Date d'ajout : dimanche 20 septembre 2015
par Pierre BATTEZ
REVUE : FRANCE CATHOLIQUE, janvier 2002
Après les groupes religieux (les jésuites, les protestants… ) et les régions (Savoie, Bretagne…) le dernier volume du Dictionnaire religieux de la France contemporaine des éd. Beauchesne s'attaque aux marges du christianisme.
• Jean-Pierre Chantin, quelle cohérence présente ce groupe plutôt hétérogène, des "marges", où des prêtres modernistes excommuniés voisinent avec les ésotériques ou les petites Eglises ?

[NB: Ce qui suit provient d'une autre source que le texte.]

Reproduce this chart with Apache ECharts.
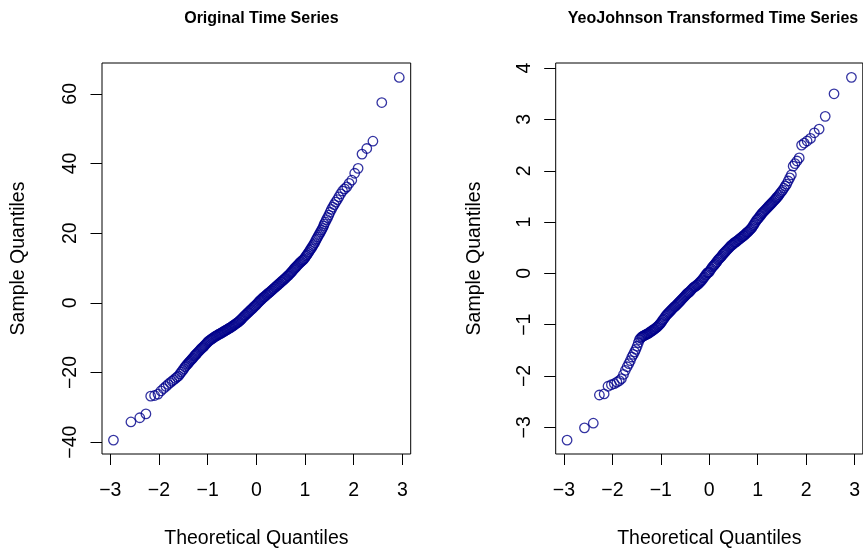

Le dictionnaire des Marges du christianisme rassemble les notices de personnalités qui, pour une raison ou une autre, volontairement ou contraints, ont rompu avec l'une des grandes traditions chrétiennes de notre pays entre 1800 et 1970. Comme l'explique plus longuement l'introduction, la notion de "marges", a été retenue pour qualifier cet ensemble il est vrai très diversifié car l'expression est plus neutre que celle de "sectes", toujours employée mais clairement péjorative malgré les efforts des sociologues pour lui donner un caractère scientifique. "Etre en marge de", c'est ne pas s'intégrer à un groupe, ne pas y être accepté, ne pas se soumettre à ses nonnes, à ses usages, ses lois. Mais tous ceux qui figurent dans le Dictionnaire ont tenté de proposer une voie spirituelle, alternative, plus ou moins éloignée du christianisme originel, d'où leur diversité.
• Comment est organisé le dictionnaire ?
L'index comprend plus de 1000 références. Il est composé à la fois des noms des personnes qui font l'objet d'une notice, de leurs pseudonymes (nombreux), des autres noms cités (par exemple Gauguin, dont le tableau qui agrémente la couverture est inspiré d'une œuvre d'un peintre ésotérisant) et, surtout, des noms des multiples mouvements créés - ainsi, 47 Eglises différentes sont citées. Pour ce qui est de ces "marginaux", le mot n'est pas très heureux mais il introduit une notion intéressante de "minorité", et c'est bien de cela qu'il s'agit.
• Pourquoi étudier la minorité plutôt que la majorité ? Quelle cohérence présente cette perspective ?
Tous ont subi ou osé la rupture, devenue mentalement de plus en plus possible après la Révolution, pour des griefs ou des insatisfactions fort diverses. Le pari du chercheur en ce domaine est que la marge révèle le centre ; pour être plus clair, le départ de ces "mécontents" qui osent ainsi s'exprimer nous permet de connaître des motifs d'insatisfaction d'autres fidèles qui, eux, n'osent pas s'engager sur une voie alternative et se cantonnent à une attitude critique à l'intérieur de leur institution, ou s'en éloignent progressivement sans bruit. A des marges extérieures, correspondent des marges intérieures - ce qui est un autre avantage de cette notion.
• Quelle est habituellement la raison de la rupture ?
J'ai relevé trois types de réponses (les deux premiers ne concernent d'ailleurs que l'Eglise catholique). Un premier groupe peut être qualifié de "conservateur" : ses membres refusent une évolution de l'Eglise qu'ils jugent néfaste (des anticoncordataires de 1801 aux traditionalistes de Mgr Lefevbre, en passant par les derniers jansénistes). Au contraire, les "réformateurs" regrettent le manque d'adaptation de leur structure au monde moderne (Constitutionnels de la Révolution, une partie des Vieux-catholiques de 1871, les "modernistes"). Enfin, pour les "innovateurs", il s'agit de trouver une voie alternative, en sortant du protestantisme (les Mormons), en prônant une solution déiste (certains libre penseurs), dans l'attente millénariste avec un nouveau Messie (Elie Bonjour ou le Christ de Montfavet) ou des visionnaires non reconnus par l'Eglise, enfin par l'ésotérisme ou le syncrétisme (Mandarom). Toutes ces options sont d'ailleurs présentées dans l'introduction.